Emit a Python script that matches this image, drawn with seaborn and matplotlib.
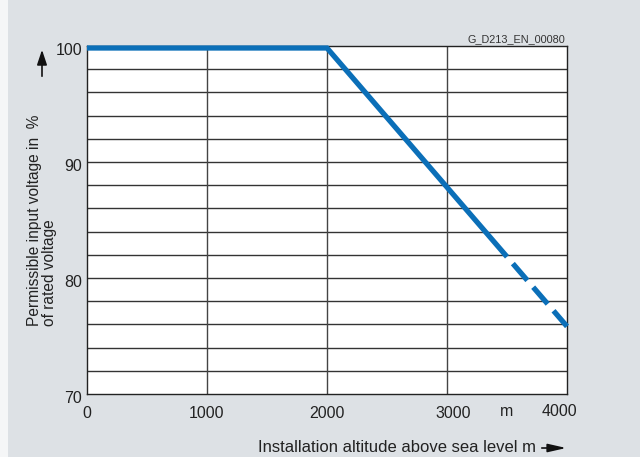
import matplotlib
matplotlib.use("Agg")
import matplotlib.pyplot as plt
import matplotlib.transforms as mtransforms
import matplotlib.patches as mpatches
import seaborn as sns
import pandas as pd

# Data
altitude_solid = [0, 2000, 3500]
voltage_solid = [100, 100, 82]
altitude_dashed = [3500, 4000]
voltage_dashed = [82, 76]
x_ticks = [0, 1000, 2000, 3000, 4000]
x_tick_labels = ["0", "1000", "2000", "3000", "4000"]
y_ticks = [70, 80, 90, 100]
y_tick_labels = ["70", "80", "90", "100"]
grid_y = list(range(72, 100, 2))
grid_x = [1000, 2000, 3000]

sns.set_style("white")
plt.rcParams['font.family'] = ['Liberation Sans', 'DejaVu Sans']

bg = "#dde1e5"
blue = "#0b6fb8"
txt = "#222222"

fig = plt.figure(figsize=(6.4, 4.57), dpi=100, facecolor=bg)
# light strip at the left edge
fig.patches.append(mpatches.Rectangle((0, 0), 8/640, 1, transform=fig.transFigure,
                                      facecolor="#f5f6f7", edgecolor="none", zorder=0))

ax = fig.add_axes([87/640, 1 - 394/457, 480/640, 348/457])
ax.set_facecolor("white")
ax.set_xlim(0, 4000)
ax.set_ylim(70, 100)

# grid
for yv in grid_y:
    ax.axhline(yv, color="#333333", lw=1.0, zorder=1)
for xv in grid_x:
    ax.axvline(xv, color="#444444", lw=1.0, zorder=1)

off = mtransforms.offset_copy(ax.transData, fig=fig, x=0, y=-2, units="dots")
df_s = pd.DataFrame({"alt": altitude_solid, "v": voltage_solid})
df_d = pd.DataFrame({"alt": altitude_dashed, "v": voltage_dashed})
sns.lineplot(data=df_s, x="alt", y="v", ax=ax, color=blue, lw=3.8,
             solid_capstyle="butt", solid_joinstyle="miter", zorder=3,
             clip_on=False, transform=off)
sns.lineplot(data=df_d, x="alt", y="v", ax=ax, color=blue, lw=3.8, zorder=3,
             clip_on=False, transform=off)
dl = ax.lines[-1]
dl.set_linestyle((4.2, (4.2, 1.7)))
dl.set_dash_capstyle("butt")

for s in ax.spines.values():
    s.set_color("#222222")
    s.set_linewidth(1.0)
    s.set_visible(True)

ax.set_xticks(x_ticks)
ax.set_xticklabels(x_tick_labels)
ax.set_yticks(y_ticks)
ax.set_yticklabels(y_tick_labels)
ax.tick_params(axis="both", length=0, labelsize=11.5, colors=txt)
ax.tick_params(axis="x", pad=9)
ax.tick_params(axis="y", pad=3.5)
ax.set_xlabel("")
ax.set_ylabel("")
for lab in ax.get_yticklabels():
    lab.set_transform(lab.get_transform() + mtransforms.ScaledTranslation(0, -3/100, fig.dpi_scale_trans))
# small per-label nudges seen in the reference
xlabs = ax.get_xticklabels()
xlabs[3].set_transform(xlabs[3].get_transform() + mtransforms.ScaledTranslation(6/100, 0, fig.dpi_scale_trans))
xlabs[4].set_transform(xlabs[4].get_transform() + mtransforms.ScaledTranslation(-8/100, 3/100, fig.dpi_scale_trans))

# y label
fig.text(42/640, 1 - 326/457, "Permissible input voltage in  %\nof rated voltage",
         rotation=90, ha="center", va="bottom", multialignment="left",
         fontsize=11.2, color=txt, linespacing=1.05)
fig.patches.append(mpatches.FancyArrowPatch(
    (42/640, 1 - 79/457), (42/640, 1 - 47/457), transform=fig.transFigure,
    arrowstyle="-|>,head_length=9,head_width=3", color="#111111", lw=1.2,
    mutation_scale=1))

# x label
fig.text(536/640, 1 - 447/457, "Installation altitude above sea level m",
         ha="right", va="center", fontsize=12, color=txt)
fig.patches.append(mpatches.FancyArrowPatch(
    (539/640, 1 - 448/457), (569/640, 1 - 448/457), transform=fig.transFigure,
    arrowstyle="-|>,head_length=11,head_width=2.5", color="#111111", lw=1.2,
    mutation_scale=1))

fig.text(507/640, 1 - 412/457, "m", ha="center", va="center", fontsize=11.5, color=txt)
fig.text(565/640, 1 - 39/457, "G_D213_EN_00080", ha="right", va="center",
         fontsize=7.8, color="#333333")

fig.savefig("out.png", dpi=100, facecolor=bg)
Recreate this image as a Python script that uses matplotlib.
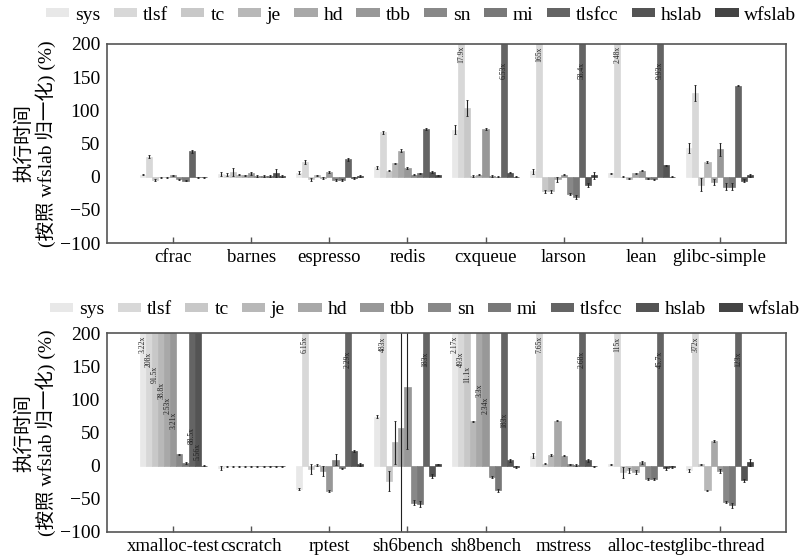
import matplotlib
matplotlib.use("Agg")
import matplotlib.pyplot as plt
from matplotlib.patches import Patch
import numpy as np

plt.rcParams['font.family'] = ['Liberation Serif', 'Noto Sans CJK SC', 'DejaVu Sans']
plt.rcParams['axes.unicode_minus'] = True

series = ['sys', 'tlsf', 'tc', 'je', 'hd', 'tbb', 'sn', 'mi', 'tlsfcc', 'hslab', 'wfslab']
colors = ['#e8e8e8', '#d8d8d8', '#c8c8c8', '#b8b8b8', '#a8a8a8', '#989898',
          '#888888', '#787878', '#646464', '#545454', '#444444']

cats_top = ['cfrac', 'barnes', 'espresso', 'redis', 'cxqueue', 'larson', 'lean', 'glibc-simple']
cats_bot = ['xmalloc-test', 'cscratch', 'rptest', 'sh6bench', 'sh8bench', 'mstress', 'alloc-test', 'glibc-thread']

# values in % (values above 200 are overflow bars, labelled as multiples)
top_vals = {
    'sys':    [3, 4, 6, 14, 71, 8, 5, 43],
    'tlsf':   [30, 3, 22, 67, 1790, 16500, 248, 126],
    'tc':     [-5, 7, -4, 9, 103, -22, 0, -12],
    'je':     [-1, 3, 2, 20, 1, -22, -3, 22],
    'hd':     [-1, 2, -2, 39, 3, -4, 5, -8],
    'tbb':    [2, 5, 7, 13, 72, 3, 9, 41],
    'sn':     [-4, 1, -5, 3, 1, -26, -3, -15],
    'mi':     [-6, 1, -5, 5, 0, -30, -4, -15],
    'tlsfcc': [38, 1, 26, 72, 653, 5840, 993, 137],
    'hslab':  [-1, 5, -2, 7, 6, -12, 17, -6],
    'wfslab': [-1, 1, 1, 2, 0, 2, 0, 2],
}
top_errs = {
    'sys':    [1, 3, 2, 2, 7, 4, 1, 8],
    'tlsf':   [2, 2, 3, 2, 0, 0, 0, 12],
    'tc':     [2, 6, 2, 1, 12, 2, 1, 10],
    'je':     [1, 1, 1, 1, 1, 2, 1, 2],
    'hd':     [1, 1, 1, 2, 1, 4, 1, 5],
    'tbb':    [1, 2, 1, 1, 2, 1, 1, 10],
    'sn':     [1, 1, 1, 1, 1, 2, 1, 5],
    'mi':     [1, 1, 1, 1, 1, 3, 1, 5],
    'tlsfcc': [2, 1, 2, 2, 0, 0, 0, 1],
    'hslab':  [1, 6, 1, 1, 1, 3, 1, 2],
    'wfslab': [1, 1, 1, 1, 1, 5, 1, 2],
}

bot_vals = {
    'sys':    [322, -3, -35, 74, 217, 15, 2, -7],
    'tlsf':   [20800, -1, 615, 48300, 49300, 765, 11500, 37200],
    'tc':     [9150, -1, -5, -23, 1110, 3, -10, 2],
    'je':     [3880, -1, 1, 35, 67, 16, -7, -37],
    'hd':     [253, -1, -8, 57, 330, 68, -10, 37],
    'tbb':    [321, -1, -38, 118, 234, 15, 5, -8],
    'sn':     [17, -1, 9, -56, -17, 2, -20, -55],
    'mi':     [4, -1, -4, -58, -37, 1, -20, -60],
    'tlsfcc': [8850, -1, 229, 18300, 18300, 268, 4570, 12300],
    'hslab':  [556, -1, 22, -15, 8, 8, -4, -22],
    'wfslab': [0, -1, 2, 2, -2, -1, -2, 5],
}
bot_errs = {
    'sys':    [0, 3, 1, 2, 0, 4, 1, 2],
    'tlsf':   [0, 1, 0, 0, 0, 0, 0, 0],
    'tc':     [0, 1, 8, 15, 0, 1, 8, 1],
    'je':     [0, 1, 2, 32, 1, 2, 4, 1],
    'hd':     [0, 1, 7, 170, 0, 1, 3, 1],
    'tbb':    [0, 1, 1, 93, 0, 1, 2, 3],
    'sn':     [1, 1, 8, 4, 2, 1, 1, 2],
    'mi':     [1, 1, 1, 4, 2, 1, 2, 4],
    'tlsfcc': [0, 1, 0, 0, 0, 0, 0, 0],
    'hslab':  [0, 1, 1, 3, 2, 2, 2, 2],
    'wfslab': [1, 1, 2, 1, 2, 1, 1, 5],
}

yticks = [-100, -50, 0, 50, 100, 150, 200]
ylabel = "执行时间\n(按照 wfslab 归一化) (%)"

W, H = 807, 559
fig = plt.figure(figsize=(W / 100, H / 100), dpi=100)
ax1 = fig.add_axes([107 / W, 1 - 243 / H, (786 - 107) / W, 199 / H])
ax2 = fig.add_axes([107 / W, 1 - 532 / H, (786 - 107) / W, 199 / H])

bw = 0.078
n = len(series)


def draw(ax, cats, vals, errs, label_c0, label_step):
    x = np.arange(len(cats))
    for i, s in enumerate(series):
        xs = x + (i - (n - 1) / 2) * bw
        ax.bar(xs, vals[s], bw, color=colors[i], edgecolor=colors[i], linewidth=0.5,
               yerr=errs[s], error_kw=dict(ecolor='#222222', elinewidth=0.8, capsize=1, capthick=0.6),
               zorder=2)
    # overflow labels
    for j in range(len(cats)):
        k = 0
        for i, s in enumerate(series):
            v = vals[s][j]
            if v > 200:
                xc = j + (i - (n - 1) / 2) * bw
                ax.text(xc, label_c0 - label_step * k, f"{v / 100:.3g}x", rotation=90,
                        ha='center', va='center', fontsize=5.5, color='#222222', zorder=3)
                k += 1
    ax.set_xlim(-0.85, 7.85)
    ax.set_ylim(-100, 200)
    ax.set_yticks(yticks)
    ax.set_xticks(x)
    ax.set_xticklabels(cats, fontsize=13.5)
    ax.tick_params(axis='y', labelsize=14, length=0, pad=5)
    ax.tick_params(axis='x', direction='in', length=4, width=1, color='#555555', pad=4)
    for sp in ax.spines.values():
        sp.set_color('#555555')
        sp.set_linewidth(1.2)
    ax.set_ylabel(ylabel, fontsize=14, linespacing=1.15)
    ax.yaxis.set_label_coords(-0.075, 0.5)


draw(ax1, cats_top, top_vals, top_errs, 184, 24)
draw(ax2, cats_bot, bot_vals, bot_errs, 183, 23)

handles = [Patch(facecolor=c, edgecolor='none') for c in colors]
for (ax, xl, yc) in [(ax1, 46, 15), (ax2, 50, 310)]:
    ax.legend(handles, series, loc='center left', bbox_to_anchor=(xl / W, 1 - yc / H),
              bbox_transform=fig.transFigure, ncol=11, frameon=False, fontsize=14,
              handlelength=1.2, handleheight=0.28, handletextpad=0.3, columnspacing=0.68,
              borderpad=0, borderaxespad=0)

fig.savefig('out.png', dpi=100)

○ ○ ○ ○ ○

From the opening line of the entries above to the line containing "import pandas as pd", please transcribe each line exactly, skipping every picture.

Emit a Python script that matches this image, drawn with seaborn and matplotlib.
import matplotlib
matplotlib.use("Agg")
import matplotlib.pyplot as plt
import matplotlib.transforms as mtransforms
import matplotlib.patches as mpatches
import seaborn as sns
import pandas as pd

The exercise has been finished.